▼

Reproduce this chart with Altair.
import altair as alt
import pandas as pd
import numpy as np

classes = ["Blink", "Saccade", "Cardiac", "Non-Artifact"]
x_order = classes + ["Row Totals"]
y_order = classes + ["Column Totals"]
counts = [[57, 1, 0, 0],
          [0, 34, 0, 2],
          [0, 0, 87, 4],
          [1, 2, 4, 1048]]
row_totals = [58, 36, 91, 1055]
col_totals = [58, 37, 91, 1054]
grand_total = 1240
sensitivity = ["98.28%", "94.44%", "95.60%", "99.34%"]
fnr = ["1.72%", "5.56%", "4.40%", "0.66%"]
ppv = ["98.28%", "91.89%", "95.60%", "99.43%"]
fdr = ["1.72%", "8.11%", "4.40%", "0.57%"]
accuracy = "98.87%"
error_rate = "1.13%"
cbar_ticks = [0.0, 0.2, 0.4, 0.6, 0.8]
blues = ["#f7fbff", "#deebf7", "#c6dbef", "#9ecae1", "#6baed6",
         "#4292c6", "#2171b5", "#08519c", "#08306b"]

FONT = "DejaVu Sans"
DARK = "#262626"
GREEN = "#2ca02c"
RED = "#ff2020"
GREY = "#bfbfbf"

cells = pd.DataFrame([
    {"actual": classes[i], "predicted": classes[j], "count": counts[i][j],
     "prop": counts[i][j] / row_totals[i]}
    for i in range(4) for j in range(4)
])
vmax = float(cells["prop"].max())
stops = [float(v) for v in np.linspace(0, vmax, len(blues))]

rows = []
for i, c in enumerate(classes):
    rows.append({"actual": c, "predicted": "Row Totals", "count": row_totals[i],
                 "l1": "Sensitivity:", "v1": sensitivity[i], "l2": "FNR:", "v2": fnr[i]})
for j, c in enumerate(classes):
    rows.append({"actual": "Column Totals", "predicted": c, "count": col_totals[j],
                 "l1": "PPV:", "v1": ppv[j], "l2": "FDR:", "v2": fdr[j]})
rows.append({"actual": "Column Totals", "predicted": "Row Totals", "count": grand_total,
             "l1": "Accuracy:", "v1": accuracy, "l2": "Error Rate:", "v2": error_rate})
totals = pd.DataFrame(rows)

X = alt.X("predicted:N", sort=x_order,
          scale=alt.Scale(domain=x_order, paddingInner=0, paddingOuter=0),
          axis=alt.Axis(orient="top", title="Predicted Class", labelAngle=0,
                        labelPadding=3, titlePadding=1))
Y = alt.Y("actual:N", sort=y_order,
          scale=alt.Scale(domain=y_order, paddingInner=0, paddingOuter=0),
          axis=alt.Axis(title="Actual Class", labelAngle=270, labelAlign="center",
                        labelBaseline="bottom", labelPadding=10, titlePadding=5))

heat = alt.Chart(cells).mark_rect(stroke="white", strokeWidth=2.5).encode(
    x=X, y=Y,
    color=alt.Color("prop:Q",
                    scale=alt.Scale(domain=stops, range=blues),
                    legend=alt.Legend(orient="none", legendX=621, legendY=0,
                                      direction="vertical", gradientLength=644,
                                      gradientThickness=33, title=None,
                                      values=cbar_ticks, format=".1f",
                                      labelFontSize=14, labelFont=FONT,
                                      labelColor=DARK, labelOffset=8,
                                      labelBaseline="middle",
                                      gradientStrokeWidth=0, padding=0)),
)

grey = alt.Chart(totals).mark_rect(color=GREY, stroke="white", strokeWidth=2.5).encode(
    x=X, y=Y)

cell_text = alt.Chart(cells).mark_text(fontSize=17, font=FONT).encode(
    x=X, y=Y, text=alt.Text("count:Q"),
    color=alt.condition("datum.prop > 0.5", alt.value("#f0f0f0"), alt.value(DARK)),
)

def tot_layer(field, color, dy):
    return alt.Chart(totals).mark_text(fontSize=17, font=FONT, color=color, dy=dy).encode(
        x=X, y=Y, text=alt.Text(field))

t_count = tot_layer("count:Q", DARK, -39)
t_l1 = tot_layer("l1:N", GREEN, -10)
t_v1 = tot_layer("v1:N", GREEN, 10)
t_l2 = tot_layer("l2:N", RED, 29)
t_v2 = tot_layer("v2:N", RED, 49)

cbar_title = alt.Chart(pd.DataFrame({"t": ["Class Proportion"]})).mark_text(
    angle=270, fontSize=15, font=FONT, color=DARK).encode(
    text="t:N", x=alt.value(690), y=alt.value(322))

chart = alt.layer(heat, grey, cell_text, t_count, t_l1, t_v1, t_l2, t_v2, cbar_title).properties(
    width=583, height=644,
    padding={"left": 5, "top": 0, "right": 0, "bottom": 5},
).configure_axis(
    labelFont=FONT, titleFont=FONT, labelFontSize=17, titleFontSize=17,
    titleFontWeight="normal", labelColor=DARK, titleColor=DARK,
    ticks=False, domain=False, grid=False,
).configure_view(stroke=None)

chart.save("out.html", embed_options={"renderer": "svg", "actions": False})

▲

§ **What is being asked**: Set down verbatim only the lines between the start of the data above and the line with "stops = [float(v)", both boundaries included.

§ **Completed exercise**:
Reproduce this chart with Altair.
import altair as alt
import pandas as pd
import numpy as np

classes = ["Blink", "Saccade", "Cardiac", "Non-Artifact"]
x_order = classes + ["Row Totals"]
y_order = classes + ["Column Totals"]
counts = [[57, 1, 0, 0],
          [0, 34, 0, 2],
          [0, 0, 87, 4],
          [1, 2, 4, 1048]]
row_totals = [58, 36, 91, 1055]
col_totals = [58, 37, 91, 1054]
grand_total = 1240
sensitivity = ["98.28%", "94.44%", "95.60%", "99.34%"]
fnr = ["1.72%", "5.56%", "4.40%", "0.66%"]
ppv = ["98.28%", "91.89%", "95.60%", "99.43%"]
fdr = ["1.72%", "8.11%", "4.40%", "0.57%"]
accuracy = "98.87%"
error_rate = "1.13%"
cbar_ticks = [0.0, 0.2, 0.4, 0.6, 0.8]
blues = ["#f7fbff", "#deebf7", "#c6dbef", "#9ecae1", "#6baed6",
         "#4292c6", "#2171b5", "#08519c", "#08306b"]

FONT = "DejaVu Sans"
DARK = "#262626"
GREEN = "#2ca02c"
RED = "#ff2020"
GREY = "#bfbfbf"

cells = pd.DataFrame([
    {"actual": classes[i], "predicted": classes[j], "count": counts[i][j],
     "prop": counts[i][j] / row_totals[i]}
    for i in range(4) for j in range(4)
])
vmax = float(cells["prop"].max())
stops = [float(v) for v in np.linspace(0, vmax, len(blues))]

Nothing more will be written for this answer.